Tuesday, January 28, 2014
Overblown Films: MAN OF STEEL
Having failed to catch Man of Steel when it played our local second-run pizza and beer theaters, I got the DVD from the library. And even though it was free, I wanted my money back.
This is the most schizophrenic movie I’ve seen since From Dust 'Til Dawn. The important difference is, I liked From Dust 'Til Dawn.
The first three hours of Man of Steel (OK, it was only an hour, but seemed like three) stumbled and sputtered and snoozed until I almost yanked the disc and rushed it back to the library. The last thing this world needs is another retelling of the Superman origin story, especially one with contrived and annoying details. After suffering through thirty minutes of that stuff, there were hints the story might actually be starting. Each time, though, was a false alarm.
Instead, that entire first half was a jumble of disconnected and unnecessary scenes. Someone was trying to be artsy-fartsy in their storytelling, and failing miserably. But right at the halfway point, as my thumb was caressing the stop button, the fighting started, and the mayhem didn’t stop for another hour.

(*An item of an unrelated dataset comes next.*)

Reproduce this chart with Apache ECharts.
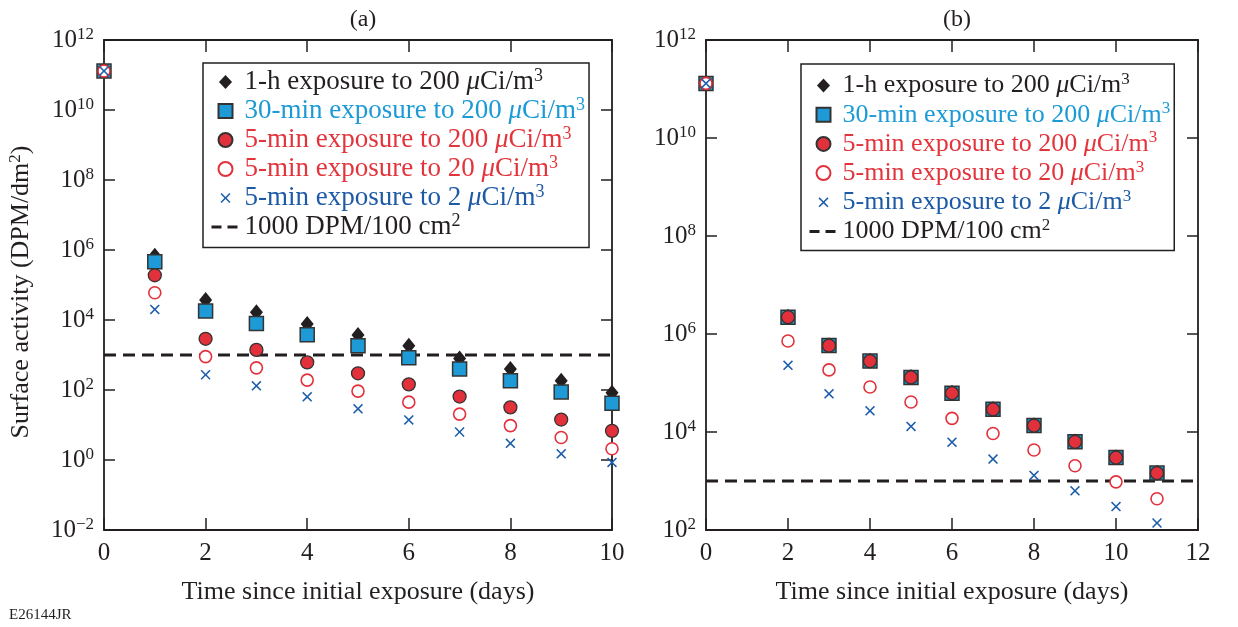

I have to admit the second hour held my attention. It was the most violent and wantonly destructive sequence I’ve yet to see in a superhero film. It was almost like an apology from the producers: Having bored us silly in the first half, they felt compelled to deliver non-stop shock and awe in the second. But while I enjoy a bit of gratuitous violence, it needs a little story to go with it.
As Supes, Henry Cavill showed promise but never got a chance to act. And Amy Adams would have acceptable as Lois Lane if she'd been given a story. But Michael Shannon was abominable as General Zod. He was consistently wooden and boring, and seemed to think he was still on the set of Boardwalk Empire.
Having paid no advance attention to this film, I didn’t know until the end credits that it was a Christopher Nolan production. That explained a lot. I didn’t like his ultra-dark Batman, and liked it less in each sequel. Man of Steel was a new low, and if I can help it, I’ll avoid Nolan's films in the future.
The folks at D.C. have good stable of characters, but they need to put them in the hands of people who can give them the J.J. Abrams/Joss Whedon treatment. These movies should be fun.